Jerry Zezima, Tribune News Service on

Published in Lifestyles

If you think your kids grow up fast, wait until you have grandchildren. I didn’t have to wait long for this revelation because my oldest grandchild is already a teenager.

If that weren’t enough, she and my four other grandkids are more mature than I am. It was true not only when I was their age — the youngest are 6-year-old twins — but, at 72, right now.

Thus have I discovered the fountain of youth: immaturity. If you want to stay young, don’t grow up.

This means everyone else is getting old except me. That goes for my two daughters, the mothers of my grandchildren.

Every time you turn around, there’s another milestone, which is better than another kidney stone. I’ve had half a dozen of them.

My advice: Don’t turn around. And watch where you’re going.

But back to Lucky 13. I remember when I hit this landmark. At that age, only three things were important to me:

1) Sports.

2) Girls.

3) The Three Stooges.

Not necessarily in that order.

The day I became a teenager, my parents asked how I felt.

“I don’t feel any different,” I said, adding (to myself) that I was still the same dweeb I was the day before.

Then I went outside and threw snowballs (my birthday is in January) at cars.

Because I was the youngest kid in my class — the only time in my life that I had any class — I was 13 when I started high school.

 

On my first day, I got hopelessly lost, walking into the wrong classrooms and earning the snickers of the cool kids.

Every kid is teased — some, unfortunately, are bullied — in their teenage years. I found a way out of it: I was funnier than the other kids, who focused their jeers on my admittedly sizable proboscis.

My response: “My nose was this size when I was born. I couldn’t lift my head until I was 3 years old.”

It got big laughs. And it stopped the teasing. As a result, I became the class clown. It is an honor I wear proudly to this day.

I did a lot of dumb stuff when I was a teenager. Of course, I was young and stupid. I’m still doing a lot of dumb stuff, which means I’m now old and stupid. And because I’m a humor columnist, I’m actually getting paid for it.

Maybe I’m not so stupid after all.

I also was a teenager when I started college. I should have sued the people who made “National Lampoon’s Animal House,” the 1978 frat comedy starring John Belushi, for theft of intellectual property. If I won, I’d have to pay intellectual property tax.

That I graduated magna cum lager will give you some idea of my collegiate career.

As with my teachers in high school, where I was in the principal’s office so often that I could have been charged rent, my college professors couldn’t wait to get rid of me.

By then I was 21, my teenage years behind me, at least from the neck down. From the neck up, I continue to have the mind of a class clown.

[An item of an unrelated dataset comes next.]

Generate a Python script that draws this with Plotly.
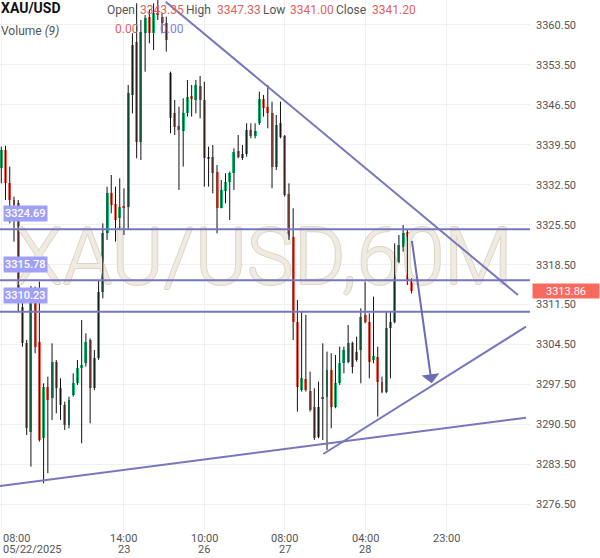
import plotly.graph_objects as go

# ---------------- data (hourly candles, XAU/USD 60M) ----------------
opens = [3335.38, 3338.60, 3332.75, 3329.83, 3329.25, 3311.14, 3304.72, 3289.24, 3314.36, 3305.01,
         3288.07, 3297.12, 3295.08, 3301.51, 3296.83, 3293.91, 3290.41, 3295.66, 3297.71, 3300.34,
         3301.21, 3305.30, 3296.83, 3302.09, 3313.77, 3323.99, 3331.00, 3329.13, 3326.62, 3328.78,
         3328.67, 3348.23, 3357.58, 3340.06, 3359.04, 3361.96, 3359.04, 3362.66, 3361.96, 3360.79,
         3352.03, 3345.02, 3342.80, 3341.98, 3345.02, 3348.06, 3347.36, 3349.81, 3347.36, 3337.14,
         3337.43, 3334.80, 3328.37, 3331.47, 3333.05, 3334.62, 3338.48, 3337.14, 3337.89, 3342.10,
         3341.05, 3343.39, 3347.47, 3346.19, 3345.14, 3335.68, 3343.27, 3341.05, 3330.83, 3323.41,
         3308.51, 3296.54, 3298.41, 3296.42, 3293.62, 3288.36, 3294.91, 3295.37, 3300.04, 3293.62,
         3297.71, 3301.21, 3301.51, 3304.72, 3301.80, 3303.55, 3309.68, 3308.51, 3301.80, 3302.38,
         3298.00, 3296.25, 3307.35, 3308.51, 3319.03, 3321.66, 3324.29, 3315.82]
highs = [3339.18, 3339.35, 3335.68, 3330.42, 3329.83, 3312.31, 3305.30, 3314.77, 3314.65, 3315.52,
         3297.71, 3298.88, 3304.72, 3301.80, 3298.59, 3294.50, 3295.37, 3299.46, 3301.80, 3308.81,
         3306.47, 3305.59, 3303.55, 3315.82, 3325.75, 3332.17, 3334.21, 3332.17, 3333.63, 3331.88,
         3349.99, 3359.04, 3364.30, 3361.38, 3362.25, 3363.13, 3364.30, 3364.88, 3362.54, 3361.96,
         3352.32, 3347.36, 3346.19, 3347.65, 3350.86, 3349.99, 3350.86, 3351.56, 3350.57, 3339.18,
         3339.47, 3335.97, 3333.34, 3334.51, 3334.80, 3338.89, 3341.22, 3339.47, 3343.27, 3343.27,
         3343.27, 3348.82, 3348.23, 3349.99, 3347.06, 3344.73, 3347.06, 3341.22, 3332.75, 3328.37,
         3312.31, 3310.27, 3309.68, 3299.75, 3296.83, 3298.00, 3304.72, 3303.26, 3302.97, 3302.67,
         3304.13, 3304.13, 3307.93, 3305.01, 3305.89, 3310.85, 3315.52, 3309.97, 3312.89, 3304.13,
         3298.88, 3310.27, 3310.27, 3322.24, 3323.70, 3325.45, 3324.58, 3316.11]
lows = [3332.75, 3329.83, 3325.75, 3322.53, 3310.27, 3304.13, 3288.65, 3283.10, 3302.97, 3287.49,
        3280.19, 3281.94, 3291.28, 3292.45, 3291.28, 3289.53, 3289.82, 3295.37, 3297.42, 3287.20,
        3300.63, 3290.70, 3296.54, 3301.80, 3312.60, 3322.83, 3327.50, 3322.53, 3324.58, 3323.70,
        3324.58, 3345.02, 3337.14, 3336.84, 3352.32, 3357.29, 3356.12, 3361.38, 3359.04, 3355.83,
        3341.52, 3341.22, 3331.59, 3335.68, 3344.44, 3344.44, 3345.02, 3344.14, 3332.17, 3332.17,
        3331.00, 3323.99, 3328.37, 3329.25, 3326.33, 3331.59, 3337.14, 3336.84, 3337.43, 3340.64,
        3340.64, 3342.98, 3344.44, 3342.39, 3331.88, 3335.09, 3340.64, 3330.42, 3322.83, 3305.30,
        3292.75, 3296.25, 3296.25, 3292.75, 3287.78, 3288.07, 3287.78, 3286.03, 3289.82, 3293.33,
        3297.42, 3299.46, 3301.21, 3299.46, 3301.51, 3297.71, 3308.22, 3298.59, 3301.21, 3291.87,
        3295.96, 3295.96, 3298.59, 3308.22, 3318.74, 3320.78, 3314.94, 3313.46]
closes = [3338.60, 3332.75, 3329.83, 3328.96, 3311.73, 3304.72, 3289.82, 3314.36, 3304.13, 3287.78,
          3297.12, 3294.79, 3301.51, 3296.83, 3293.91, 3290.41, 3294.79, 3297.71, 3300.34, 3300.92,
          3305.01, 3296.83, 3302.09, 3313.77, 3323.99, 3331.00, 3328.96, 3326.33, 3328.67, 3328.55,
          3348.53, 3356.99, 3340.06, 3359.33, 3361.67, 3359.04, 3362.54, 3362.31, 3360.79, 3357.87,
          3344.14, 3342.68, 3342.10, 3345.02, 3347.94, 3347.47, 3349.99, 3347.36, 3337.14, 3337.43,
          3334.51, 3328.37, 3331.59, 3333.05, 3334.51, 3338.30, 3337.43, 3337.89, 3342.10, 3341.05,
          3341.98, 3347.47, 3345.90, 3345.02, 3335.68, 3342.98, 3340.93, 3330.71, 3323.41, 3308.51,
          3297.12, 3298.59, 3296.54, 3293.04, 3288.07, 3293.62, 3295.37, 3300.04, 3293.62, 3297.71,
          3301.21, 3303.55, 3304.72, 3300.63, 3303.26, 3309.39, 3308.51, 3301.51, 3302.50, 3298.00,
          3296.25, 3307.35, 3308.51, 3319.03, 3321.95, 3323.99, 3315.82, 3313.86]
bar_index = list(range(len(opens)))

time_tick_index = [0, 29, 48, 67, 86, 105.2]
time_tick_top = ["08:00", "14:00", "10:00", "08:00", "04:00", "23:00"]
time_tick_bottom = ["05/22/2025", "23", "26", "27", "28", ""]

price_ticks = [3276.5, 3283.5, 3290.5, 3297.5, 3304.5, 3311.5, 3318.5, 3325.5,
               3332.5, 3339.5, 3346.5, 3353.5, 3360.5]

level_prices = [3324.69, 3315.78, 3310.23]
last_price = 3313.86

# drawn trend lines: (index, price) endpoints
trend_down = [(38.87, 3364.58), (122.15, 3313.18)]
trend_support = [(-0.31, 3279.71), (124.04, 3291.68)]
trend_rising = [(76.12, 3285.32), (124.04, 3307.63)]
arrow_path = [(97.02, 3322.94), (101.75, 3297.71)]

header_ohlc = [("Open", "3343.35"), ("High", "3347.33"), ("Low", "3341.00"), ("Close", "3341.20")]

# ---------------- styling ----------------
UP = "#12c47b"
DOWN = "#f96a5e"
LINE = "#7777bf"
FONT = "Roboto"
PLOT_W, PLOT_H = 530, 530

fig = go.Figure()

# watermark (behind candles)
fig.add_trace(go.Scatter(
    x=[62.0], y=[3318.6], mode="text", text=["XAU/USD,60M"],
    textposition="middle center",
    textfont=dict(family=FONT, size=79, color="#efebe2", weight=300,
                  shadow="1px 0 0 #ddd5c3, -1px 0 0 #ddd5c3, 0 1px 0 #ddd5c3, 0 -1px 0 #ddd5c3"),
    hoverinfo="skip", showlegend=False))

# wicks
wx, wy = [], []
for i, h, l in zip(bar_index, highs, lows):
    wx += [i, i, None]
    wy += [l, h, None]
fig.add_trace(go.Scatter(x=wx, y=wy, mode="lines", line=dict(color="#111111", width=1),
                         hoverinfo="skip", showlegend=False))

# bodies
base = [min(o, c) for o, c in zip(opens, closes)]
size = [max(abs(c - o), 0.2) for o, c in zip(opens, closes)]
colors = [UP if c >= o else DOWN for o, c in zip(opens, closes)]
fig.add_trace(go.Bar(x=bar_index, y=size, base=base, width=0.7,
                     marker=dict(color=colors, line=dict(width=0)),
                     hoverinfo="skip", showlegend=False))

shapes = []
for p in level_prices:
    shapes.append(dict(type="line", xref="paper", x0=0, x1=1, yref="y", y0=p, y1=p,
                       line=dict(color=LINE, width=2)))
for seg in (trend_down, trend_support, trend_rising):
    shapes.append(dict(type="line", xref="x", yref="y", x0=seg[0][0], y0=seg[0][1],
                       x1=seg[1][0], y1=seg[1][1], line=dict(color=LINE, width=2)))

ann = []
# level labels
for p in level_prices:
    ann.append(dict(xref="paper", x=3 / PLOT_W, xanchor="left", yref="y", y=p, yanchor="middle",
                    yshift=16, text=f"{p:.2f}", showarrow=False, bgcolor="#a0a0f7",
                    borderpad=1, font=dict(family=FONT, size=11, color="white", weight=500)))
# last price label
ann.append(dict(xref="paper", x=1, xanchor="left", xshift=2, yref="y", y=last_price,
                yanchor="middle", text=f"{last_price:.2f}", showarrow=False, bgcolor=DOWN,
                width=64, height=12, borderpad=1,
                font=dict(family=FONT, size=11, color="white")))
# arrow
ann.append(dict(xref="x", yref="y", x=arrow_path[1][0], y=arrow_path[1][1],
                axref="x", ayref="y", ax=arrow_path[0][0], ay=arrow_path[0][1],
                text="", showarrow=True, arrowhead=1, arrowsize=1.5, arrowwidth=2,
                arrowcolor="#6c6cb4", standoff=0))
# x-axis labels
for xi, top, bot in zip(time_tick_index, time_tick_top, time_tick_bottom):
    anchor = "left" if xi == 0 else "center"
    ann.append(dict(xref="x", x=xi, xanchor=anchor, yref="paper", y=0, yanchor="middle",
                    yshift=-8.5, text=top, showarrow=False,
                    font=dict(family=FONT, size=11, color="#555555")))
    if bot:
        ann.append(dict(xref="x", x=xi, xanchor=anchor, yref="paper", y=0, yanchor="middle",
                        yshift=-19.5, text=bot, showarrow=False,
                        font=dict(family=FONT, size=11, color="#555555")))


def px_x(px):
    return px / PLOT_W


def px_y(py):
    return 1 - py / PLOT_H


# header
ann.append(dict(xref="paper", yref="paper", x=px_x(0), y=px_y(7.5), xanchor="left",
                yanchor="middle", text="<b>XAU/USD</b>", showarrow=False, borderpad=0,
                font=dict(family=FONT, size=14, color="#111111")))
ann.append(dict(xref="paper", yref="paper", x=px_x(0), y=px_y(30.5), xanchor="left",
                yanchor="middle", text="Volume <i>(9)</i>", showarrow=False, borderpad=0,
                font=dict(family=FONT, size=12, color="#555555")))
label_x = [106, 185, 262, 335]
value_x = [139, 216, 289, 371]
for (lab, val), lx, vx in zip(header_ohlc, label_x, value_x):
    ann.append(dict(xref="paper", yref="paper", x=px_x(lx), y=px_y(10), xanchor="left",
                    yanchor="middle", text=lab, showarrow=False, borderpad=0,
                    font=dict(family=FONT, size=12, color="#555555")))
    ann.append(dict(xref="paper", yref="paper", x=px_x(vx), y=px_y(10), xanchor="left",
                    yanchor="middle", text=val, showarrow=False, borderpad=0,
                    font=dict(family=FONT, size=12, color="#e0625a")))
ann.append(dict(xref="paper", yref="paper", x=px_x(114), y=px_y(28.7), xanchor="left",
                yanchor="middle", text="0.00", showarrow=False, borderpad=0,
                font=dict(family=FONT, size=12, color="#e0625a")))
ann.append(dict(xref="paper", yref="paper", x=px_x(159), y=px_y(28.7), xanchor="left",
                yanchor="middle", text="0.00", showarrow=False, borderpad=0,
                font=dict(family=FONT, size=12, color="#7f7ff2")))

fig.update_layout(
    width=600, height=558,
    margin=dict(l=0, r=70, t=0, b=28),
    plot_bgcolor="white", paper_bgcolor="white",
    showlegend=False, bargap=0,
    font=dict(family=FONT),
    shapes=shapes, annotations=ann,
    xaxis=dict(range=[-0.307, 124.99], tickvals=time_tick_index, showticklabels=False,
               showgrid=True, gridcolor="#f0f0f0", gridwidth=1, zeroline=False,
               showline=False, ticks="", fixedrange=True),
    yaxis=dict(side="right", range=[3272.0, 3364.88], tickvals=price_ticks, tickformat=".2f",
               tickfont=dict(family=FONT, size=11, color="#555555"),
               showgrid=True, gridcolor="#f0f0f0", gridwidth=1, zeroline=False,
               showline=False, ticks="", ticklabelstandoff=5, fixedrange=True),
)

fig.write_html("out.html")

My wife, Sue, who was my classmate in both high school and college, will verify it.

Now we have a teenage grandchild. It might make other grandparents feel old, but I have felt — for, ironically, the past 13 years — that you have to be young to be a grandparent. If you aren’t, being a grandparent will make you young again.

This explains why I have always been my grandchildren’s favorite toy.

So happy 13th birthday to my granddaughter, with lots of love from one teenager to another.